(a) The mayor and council find that the increase in aggressive solicitation throughout the city has become extremely disturbing and disruptive to residents and businesses, and has contributed not only to the loss of access to, and enjoyment of, public places, but has also led to an increased sense of fear intimidation and disorder.
(b) Aggressive solicitation may include, without limitation: approaching or following pedestrians; approaching or following children repeating solicitations despite refusals; using abusive or profane language to cause fear and intimidation; causing unwanted physical contact; or intentionally blocking pedestrian and vehicular traffic. The mayor and council further find that the presence of individuals who solicit money from persons at or near banks, automated teller machines, or in public transportation vehicles is especially troublesome because of the enhanced fear of crime in those confined environments. Such solicitation carries with it an implicit threat to both persons and property, as well as public safety.
(c) The law is not intended to limit any person from exercising the constitutional right to solicit funds, picket, protest or engage in other constitutionally protected activity. Rather, its goal is to protect citizens from the fear and intimidation accompanying certain kinds of solicitation that have become an unwelcome and overwhelming presence in the city.
(d) Solicit means to request an immediate donation of money or other thing of value from another person, regardless of the solicitor's purpose or intended use or the money or other thing of value. The solicitation may be, without limitation, by the spoken, written or printed word, or by other means of communication.
(e) Aggressive manner means and includes:
(1) Intentionally or recklessly making physical contact with or touching another person in the course of the solicitation without the person's consent;
(2) Approaching or following the person being solicited, if that conduct is intended to or is likely to: a) cause a reasonable person to fear imminent bodily harm or the commission of a criminal act upon the property in the person's possession; or (b) intimidate the person being solicited into responding affirmatively to the solicitation;
(3) Continuing to solicit within five (5) feet of the person being solicited after the person has made a negative response, if continuing the solicitation is intended to or is likely to: a) cause a reasonable person to fear imminent bodily harm or the commission of a criminal act upon property in the person's possession; or (b) intimidate the person being solicited into responding affirmatively to the solicitation;
(4) Intentionally or recklessly blocking the safe or free passage of the person being solicited or requiring the person, or the driver or a vehicle, to take evasive action to avoid physical contact with the person making the solicitation. Acts authorized as an exercise of one's constitutional right to picket or legally protest, and acts authorized by a permit issued pursuant to chapter 7 of the Tucson City Code, shall not constitute obstruction of pedestrian or vehicular traffic;
(5) Intentionally or recklessly using obscene or abusive language or gestures intended to or likely to: a) cause a reasonable person to fear imminent bodily harm or the commission of a criminal act upon property in the person's possession; or b) words intended to or reasonably likely to intimidate the person into responding affirmatively to the solicitation.

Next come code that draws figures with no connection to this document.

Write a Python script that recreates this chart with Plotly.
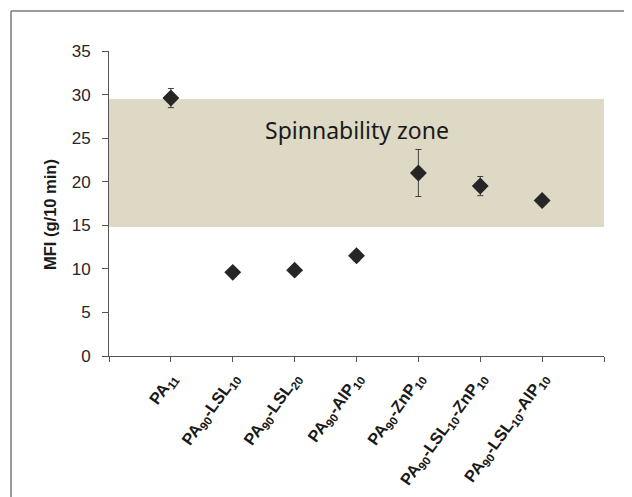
import plotly.graph_objects as go

# ---- data ----
categories = ["", "PA<sub>11</sub>", "PA<sub>90</sub>-LSL<sub>10</sub>", "PA<sub>90</sub>-LSL<sub>20</sub>",
              "PA<sub>90</sub>-AlP<sub>10</sub>", "PA<sub>90</sub>-ZnP<sub>10</sub>",
              "PA<sub>90</sub>-LSL<sub>10</sub>-ZnP<sub>10</sub>", "PA<sub>90</sub>-LSL<sub>10</sub>-AlP<sub>10</sub>", ""]
samples = categories[1:8]
mfi = [29.6, 9.6, 9.85, 11.5, 21.0, 19.5, 17.85]
mfi_err = [1.1, 0.0, 0.0, 0.6, 2.7, 1.1, 0.3]
zone_low, zone_high = 14.8, 29.5
zone_label = "Spinnability zone"
y_ticks = [0, 5, 10, 15, 20, 25, 30, 35]

x_pos = list(range(1, len(samples) + 1))
tick_pos = list(range(len(categories)))

# plot area pixel geometry (page has an 8px body offset)
OFF = 8
W, H = 632, 497
L, R, T, B = 101, 36, 43, 149
pw, ph = W - L - R, H - T - B

def px_x(p):
    return (p - OFF - L) / pw

def px_y(p):
    return (H - B - (p - OFF)) / ph

fig = go.Figure()

fig.add_trace(go.Scatter(
    x=x_pos, y=mfi, mode="markers",
    marker=dict(symbol="diamond", size=13, color="#262626", line=dict(width=0)),
    error_y=dict(type="data", array=mfi_err, visible=True, color="#404040", thickness=1, width=3),
    showlegend=False, cliponaxis=False,
))

shapes = [
    dict(type="rect", xref="x", yref="y", x0=0, x1=8, y0=zone_low, y1=zone_high,
         fillcolor="#DDD9C4", line=dict(width=0), layer="below"),
    # outer frame (partially cropped)
    dict(type="line", xref="paper", yref="paper", x0=px_x(11), x1=px_x(660), y0=px_y(11), y1=px_y(11),
         line=dict(color="#7a7a7a", width=1.5)),
    dict(type="line", xref="paper", yref="paper", x0=px_x(11), x1=px_x(11), y0=px_y(11), y1=px_y(520),
         line=dict(color="#7a7a7a", width=1.5)),
]

annotations = [
    dict(x=4, y=25.9, xref="x", yref="y", text=zone_label, showarrow=False,
         font=dict(family="Noto Sans", size=23, color="#1a1a1a")),
    dict(x=px_x(39), y=px_y(215), xref="paper", yref="paper", text="<b>MFI (g/10 min)</b>",
         textangle=-90, showarrow=False, font=dict(family="Liberation Sans", size=16.5, color="#1a1a1a")),
]

fig.update_layout(
    width=W, height=H,
    margin=dict(l=L, r=R, t=T, b=B, autoexpand=False),
    paper_bgcolor="white", plot_bgcolor="white",
    shapes=shapes, annotations=annotations,
    xaxis=dict(range=[0, 8], tickvals=tick_pos, ticktext=["<b>" + c + "</b>" if c else "" for c in categories],
               tickangle=-54, showgrid=False, zeroline=False, showline=True, linecolor="#555555", linewidth=1,
               ticks="outside", ticklen=5, tickcolor="#555555",
               tickfont=dict(family="Liberation Sans", size=16.5, color="#1a1a1a")),
    yaxis=dict(range=[0, 35], tickvals=y_ticks, showgrid=False, zeroline=False, showline=True,
               linecolor="#555555", linewidth=1, ticks="outside", ticklen=6, tickcolor="#555555",
               ticklabelstandoff=8,
               tickfont=dict(family="Liberation Sans", size=17, color="#262626")),
)

fig.write_html("out.html")
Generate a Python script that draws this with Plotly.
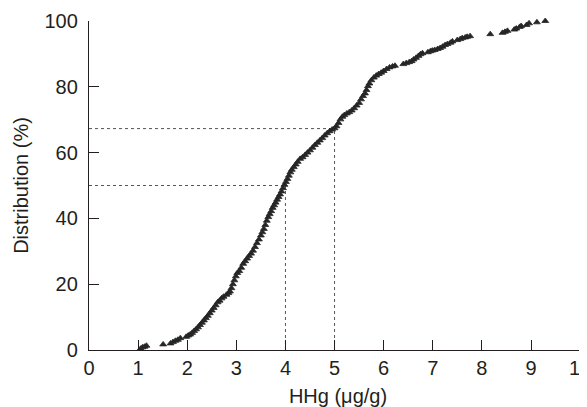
import plotly.graph_objects as go

# Cumulative distribution of hair mercury (HHg, µg/g) vs. distribution (%)
hhg = [1.05, 1.09, 1.13, 1.17, 1.51,
       1.66, 1.71, 1.76, 1.81, 1.86,
       1.98, 2.02, 2.06,
       2.10, 2.14, 2.18, 2.22, 2.26, 2.30, 2.34, 2.38, 2.42, 2.46, 2.50, 2.54, 2.58, 2.62, 2.66, 2.70, 2.74,
       2.80, 2.84, 2.87, 2.90, 2.93, 2.96, 2.99, 3.02, 3.06, 3.10, 3.14, 3.18, 3.22, 3.26, 3.30, 3.34, 3.38,
       3.42, 3.46, 3.50, 3.53, 3.56, 3.59, 3.62, 3.65, 3.68, 3.71, 3.74, 3.77, 3.80, 3.83, 3.86, 3.89, 3.92,
       3.95, 3.98, 4.01, 4.04, 4.07, 4.10, 4.13, 4.17, 4.21, 4.25, 4.30, 4.35, 4.40, 4.45, 4.50, 4.55, 4.60,
       4.65, 4.70, 4.75, 4.80, 4.85, 4.90, 4.95, 5.00, 5.04, 5.08, 5.12, 5.16, 5.20, 5.25, 5.30, 5.35, 5.40,
       5.45, 5.50, 5.54, 5.58, 5.62, 5.65, 5.68, 5.71, 5.75, 5.80, 5.85, 5.90, 5.95, 6.00, 6.06, 6.12, 6.18,
       6.23,
       6.40, 6.46, 6.52, 6.57, 6.61, 6.66, 6.71, 6.75, 6.79, 6.90, 6.95, 6.99, 7.04, 7.10, 7.15, 7.20, 7.25,
       7.30, 7.36, 7.40, 7.50, 7.56, 7.60, 7.66, 7.70, 7.76, 8.17, 8.42, 8.47, 8.52, 8.66, 8.70, 8.77, 8.80,
       8.91, 8.96, 9.12, 9.29]
distribution = [0.4, 0.8, 1.0, 1.3, 1.7,
                2.0, 2.4, 2.8, 3.1, 3.6,
                4.0, 4.4, 4.7,
                5.2, 5.8, 6.3, 6.9, 7.6, 8.3, 9.0, 9.7, 10.4, 11.2, 12.0, 12.8, 13.6, 14.5, 15.0, 15.7, 16.2,
                16.8, 17.3, 17.8, 18.8, 20.0, 21.2, 22.4, 23.4, 24.0, 25.0, 26.2, 27.0, 27.8, 28.6, 29.3, 30.2, 31.3,
                32.5, 33.6, 34.8, 35.8, 36.8, 38.0, 39.3, 40.4, 41.3, 42.2, 43.2, 44.0, 44.8, 45.7, 46.5, 47.3, 48.2,
                49.2, 50.2, 51.1, 52.0, 53.0, 54.0, 54.8, 55.6, 56.4, 57.2, 58.1, 58.6, 59.3, 60.0, 60.7, 61.5, 62.3,
                63.0, 63.7, 64.4, 65.2, 65.9, 66.5, 67.0, 67.4, 68.0, 69.0, 70.1, 70.9, 71.4, 71.9, 72.3, 72.8, 73.5,
                74.3, 75.1, 76.2, 77.2, 78.0, 79.0, 80.2, 81.0, 82.0, 82.8, 83.4, 83.9, 84.3, 84.8, 85.4, 85.9, 86.2,
                86.4,
                86.9, 87.2, 87.5, 87.8, 88.3, 88.8, 89.4, 89.9, 90.2, 90.5, 90.8, 91.0, 91.2, 91.5, 91.8, 92.2, 92.7,
                93.0, 93.4, 93.8, 94.2, 94.5, 94.8, 95.0, 95.2, 95.4, 96.0, 96.4, 96.7, 97.0, 97.4, 97.7, 98.2, 98.5,
                98.8, 99.3, 99.6, 100.0]

ref_x = [4, 5]          # reference HHg values
ref_y = [50, 67.3]      # corresponding distribution (%)

x_ticks = list(range(0, 11))
y_ticks = [0, 20, 40, 60, 80, 100]

ink = "#231f20"
font = "Liberation Sans, Arial, Helvetica, sans-serif"

fig = go.Figure()

fig.add_trace(go.Scatter(
    x=hhg, y=distribution, mode="markers",
    marker=dict(symbol="triangle-up", size=6, color="#262626",
                line=dict(color="#262626", width=0.8)),
    cliponaxis=False, showlegend=False, hoverinfo="skip"))

for rx, ry in zip(ref_x, ref_y):
    fig.add_shape(type="line", xref="x", yref="y", x0=0, x1=rx, y0=ry, y1=ry,
                  line=dict(color="#555555", width=1, dash="dot"), layer="below")
    fig.add_shape(type="line", xref="x", yref="y", x0=rx, x1=rx, y0=0, y1=ry,
                  line=dict(color="#555555", width=1, dash="dot"), layer="below")

# page body adds an 8px offset, so the figure is sized to fill the rest of the window
fig.update_layout(
    width=579, height=399,
    margin=dict(l=81, r=0, t=13, b=57, autoexpand=False),
    paper_bgcolor="white", plot_bgcolor="white",
    font=dict(family=font, size=20, color=ink),
    showlegend=False,
)

fig.update_xaxes(
    range=[0, 10.14], tickvals=x_ticks, ticktext=[str(v) for v in x_ticks],
    showgrid=False, zeroline=False, automargin=False,
    showline=True, linecolor=ink, linewidth=1.3,
    ticks="inside", ticklen=10, tickwidth=1.3, tickcolor=ink,
    ticklabelstandoff=0, ticklabeloverflow="allow",
    title=dict(text="HHg (μg/g)", font=dict(size=20, color=ink), standoff=11),
)
fig.update_yaxes(
    range=[0, 100], tickvals=y_ticks, ticktext=[str(v) for v in y_ticks],
    showgrid=False, zeroline=False, automargin=False,
    showline=True, linecolor=ink, linewidth=1.3,
    ticks="inside", ticklen=10, tickwidth=1.3, tickcolor=ink,
    ticklabelstandoff=6, ticklabeloverflow="allow",
    title=dict(text="Distribution (%)", font=dict(size=20, color=ink), standoff=10),
)

fig.write_html("out.html")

(f) Automated teller machine means a device, linked to a financial institution's account records, which is able to carry out transactions, including, but not limited to: account transfers, deposits, cash withdrawals, balance inquiries, and/or mortgage and loan payments.

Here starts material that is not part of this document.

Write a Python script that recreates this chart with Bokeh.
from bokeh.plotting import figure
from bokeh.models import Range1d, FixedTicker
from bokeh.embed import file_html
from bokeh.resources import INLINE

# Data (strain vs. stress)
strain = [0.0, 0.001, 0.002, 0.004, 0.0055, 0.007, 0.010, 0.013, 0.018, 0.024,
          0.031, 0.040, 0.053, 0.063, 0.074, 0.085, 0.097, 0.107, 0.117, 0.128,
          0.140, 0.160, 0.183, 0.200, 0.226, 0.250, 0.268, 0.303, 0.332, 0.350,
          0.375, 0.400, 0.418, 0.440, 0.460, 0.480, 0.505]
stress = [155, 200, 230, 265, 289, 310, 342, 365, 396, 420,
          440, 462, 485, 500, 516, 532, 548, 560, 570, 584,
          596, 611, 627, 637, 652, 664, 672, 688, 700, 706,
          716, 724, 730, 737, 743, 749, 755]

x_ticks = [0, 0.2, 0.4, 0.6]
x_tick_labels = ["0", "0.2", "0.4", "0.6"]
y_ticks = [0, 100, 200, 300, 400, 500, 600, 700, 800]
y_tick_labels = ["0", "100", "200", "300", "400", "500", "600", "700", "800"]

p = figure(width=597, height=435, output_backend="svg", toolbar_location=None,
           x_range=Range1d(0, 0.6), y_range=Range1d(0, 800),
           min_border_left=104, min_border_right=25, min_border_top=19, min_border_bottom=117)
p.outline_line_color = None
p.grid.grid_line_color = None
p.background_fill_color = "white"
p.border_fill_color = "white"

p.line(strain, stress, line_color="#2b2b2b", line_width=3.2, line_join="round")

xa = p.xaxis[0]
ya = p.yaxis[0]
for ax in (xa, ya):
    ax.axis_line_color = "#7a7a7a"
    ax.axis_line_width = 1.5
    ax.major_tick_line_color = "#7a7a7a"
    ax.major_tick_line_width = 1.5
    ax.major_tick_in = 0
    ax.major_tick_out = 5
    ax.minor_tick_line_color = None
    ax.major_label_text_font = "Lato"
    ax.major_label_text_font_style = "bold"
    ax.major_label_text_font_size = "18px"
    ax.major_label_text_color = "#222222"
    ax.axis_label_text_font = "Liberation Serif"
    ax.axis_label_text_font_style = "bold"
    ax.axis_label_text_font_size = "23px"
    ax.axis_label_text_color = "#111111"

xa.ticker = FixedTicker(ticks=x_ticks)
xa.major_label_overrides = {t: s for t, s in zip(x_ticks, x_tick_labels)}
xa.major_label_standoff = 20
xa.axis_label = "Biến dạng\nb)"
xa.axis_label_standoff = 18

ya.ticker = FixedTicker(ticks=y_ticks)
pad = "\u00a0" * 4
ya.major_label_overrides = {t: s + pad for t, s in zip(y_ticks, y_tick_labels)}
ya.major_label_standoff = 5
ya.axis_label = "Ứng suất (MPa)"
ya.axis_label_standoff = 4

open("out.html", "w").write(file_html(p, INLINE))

(g) Automated teller machine facility means the area comprised of one or more automatic teller machines, and any adjacent space which is made available to banking customers after regular business hours.
(h) Check cashing business means any person duly licensed by the superintendent of banks to engage in the business of cashing checks, drafts or money orders for consideration pursuant to the provisions of the banking laws.
(i) Public area means an area to which the public or a substantial group of persons has access, and includes, but is not limited to, alleys, bridges, buildings, driveways, parking lots, parks, playgrounds, plazas, sidewalks, and streets open to the general public, and the doorways and entrances to buildings and dwellings, and the grounds enclosing them.
(Ord. No. 8674, §§ 1, 2, 4-8-96; Ord. No. 8891, § 1, 9-15-97)
Editors Note: Ordinance No. 8674, § 1, deleted § 11-33 in its entirety. Formerly, such section pertained to loitering and derived from ch. 18, § 24 of the 1953 Code; Ord. No. 3094, § 1, 3-11-68; Ord. No. 3599, § 1, 1-25-71. Subsequently, section 2 of same ordinance added a new § 11-33 pertaining to legislative findings; definitions.